SPC Apr 14, 2025 Day 4-8 Severe Weather Outlook

Day 4-8 Outlook

Day 4-8 Outlook Image

Day 4-8 Convective Outlook  
NWS Storm Prediction Center Norman OK
0350 AM CDT Mon Apr 14 2025

Valid 171200Z - 221200Z

...DISCUSSION...
Active severe weather pattern expected late week into the weekend.

...D4/Thursday...
A longwave trough should become clearly anchored over the West and
consist of multiple embedded shortwave impulses. Peak surface
cyclone amplitude is largely progged over western KS on Thursday
afternoon, with a dryline arcing across eastern KS into the southern
Great Plains. Another day of modifying moisture return northward
from the western Gulf should yield at least moderate buoyancy ahead
of the dryline. A strengthening low-level jet should support
thunderstorm development across the Lower MO to Mid-MS Valleys on
Thursday evening. Supercell wind profiles support potentially
scattered severe storms.

...D5/Friday...
A broad swath of strong mid-level southwesterlies appears likely
to become established from the southern High Plains to the Great
Lakes, downstream of a longwave trough from James Bay to the Lower
CO Valley. While the deep cyclone over the KS vicinity will weaken,
it should move towards the central Great Lakes. From along/ahead of
its track to the trailing cold front arcing southwestward into west
TX, extensive thunderstorm development is anticipated Friday
afternoon/evening. Given the strong mid-level flow regime, scattered
severe storms are possible across an elongated corridor.

...D6-7/Saturday-Sunday...
Predictability for a 15 percent highlight remains too low during the
weekend, but areas will probably be needed in later outlooks.
Guidance has trended neutral to slightly weaker/more confined
potential on Saturday. Overall signal persists of bimodal primary
threat areas across the Lower Mid-Atlantic States and southern
High/Great Plains. For the former, the degree of instability and
position of a southeast-moving cold front on the periphery of
stronger zonal mid-level flow remain key uncertainty factors.

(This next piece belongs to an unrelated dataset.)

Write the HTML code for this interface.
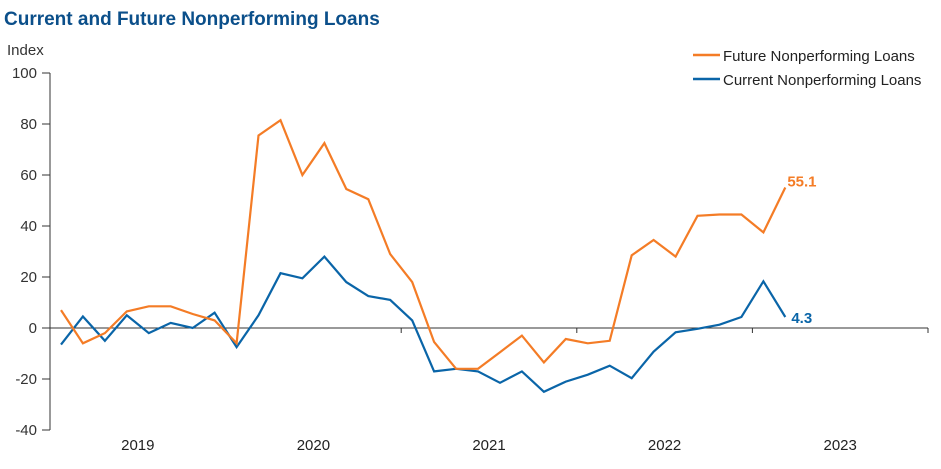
<!DOCTYPE html>
<html><head><meta charset="utf-8"><style>
html,body{margin:0;padding:0;background:#fff;}
svg{display:block;font-family:"Liberation Sans",Arial,sans-serif;}
</style></head><body>
<svg id="chart" width="941" height="469" viewBox="0 0 941 469">
<text x="4" y="25" font-size="19" font-weight="bold" fill="#0b4f8a">Current and Future Nonperforming Loans</text>
<text x="7" y="55" font-size="15" fill="#333">Index</text>
<g id="axes"></g>
<g id="series"></g>
<g>
<line x1="693" y1="55" x2="720" y2="55" stroke="#f47c26" stroke-width="2.5"/>
<text x="723" y="61" font-size="15" fill="#222">Future Nonperforming Loans</text>
<line x1="693" y1="79" x2="720" y2="79" stroke="#0a65a8" stroke-width="2.5"/>
<text x="723" y="85" font-size="15" fill="#222">Current Nonperforming Loans</text>
</g>
</svg>
<script>
const years = ["2019","2020","2021","2022","2023"];
const yTicks = [100,80,60,40,20,0,-20,-40];
const future = [7,-6,-2,6.5,8.5,8.5,5.5,3,-6,75.5,81.5,60,72.5,54.5,50.5,29,18,-5.5,-16,-16,-9.5,-3,-13.5,-4.3,-6,-5,28.5,34.5,28,44,44.5,44.5,37.5,55.1];
const current = [-6.5,4.5,-5,5,-2,2,0,6,-7.5,5,21.5,19.5,28,18,12.5,11,3,-17,-16,-17,-21.5,-17,-25,-21,-18.3,-14.8,-19.7,-9.3,-1.7,-0.3,1.3,4.3,18.3,4.3];
const futureLabel = "55.1";
const currentLabel = "4.3";

const NS="http://www.w3.org/2000/svg";
const x0=50, x1=928, yearW=(x1-x0)/5, perYear=8;
const yv=v=>328-v*2.55;
const xi=i=>x0+yearW/perYear*(i+0.5);
function mk(tag,attrs,parent){const e=document.createElementNS(NS,tag);for(const k in attrs)e.setAttribute(k,attrs[k]);parent.appendChild(e);return e;}
const axes=document.getElementById('axes'), ser=document.getElementById('series');

const ya=mk('line',{x1:x0,y1:yv(100),x2:x0,y2:yv(-40),stroke:'#333','stroke-width':1},axes);


yTicks.forEach(t=>{
  const tk=mk('line',{x1:x0-8,y1:yv(t),x2:x0,y2:yv(t),stroke:'#333'},axes);
  
  
  const tx=mk('text',{x:37,y:yv(t)+5,'font-size':15,fill:'#333','text-anchor':'end'},axes);
  tx.textContent=t;
  
  
});
const xa=mk('line',{x1:x0,y1:yv(0),x2:x1,y2:yv(0),stroke:'#333','stroke-width':1},axes);


years.forEach((y,i)=>{
  const xt=x0+yearW*(i+1);
  const tk=mk('line',{x1:xt,y1:yv(0),x2:xt,y2:yv(0)+5,stroke:'#333'},axes);
  
  
  const tx=mk('text',{x:x0+yearW*(i+0.5),y:450,'font-size':15,fill:'#222','text-anchor':'middle'},axes);
  tx.textContent=y;
  
  
});
function line(arr,color,name){
  const p=mk('polyline',{points:arr.map((v,i)=>xi(i).toFixed(1)+','+yv(v).toFixed(1)).join(' '),fill:'none',stroke:color,'stroke-width':2.2,'stroke-linejoin':'miter'},ser);
  
  
}
line(current,'#0a65a8','current-npl-line');
line(future,'#f47c26','future-npl-line');
const lf=mk('text',{x:xi(future.length-1)+2,y:yv(future[future.length-1])-1,'font-size':15,'font-weight':'bold',fill:'#f47c26'},ser);
lf.textContent=futureLabel;


const lc=mk('text',{x:xi(current.length-1)+6,y:yv(current[current.length-1])+6,'font-size':15,'font-weight':'bold',fill:'#0a65a8'},ser);
lc.textContent=currentLabel;


</script>
</body></html>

For
the latter, timing of the pivot and eastward ejection of the compact
Lower CO Valley shortwave impulse across the Southwest/southern
Rockies remains crucial. Guidance has shown poor run-to-run
continuity for Sunday, yielding low confidence on spatial details of
the severe threat. Across both regimes and days, NSSL GEFS ML sub-15
percent probabilities appear quite reasonable.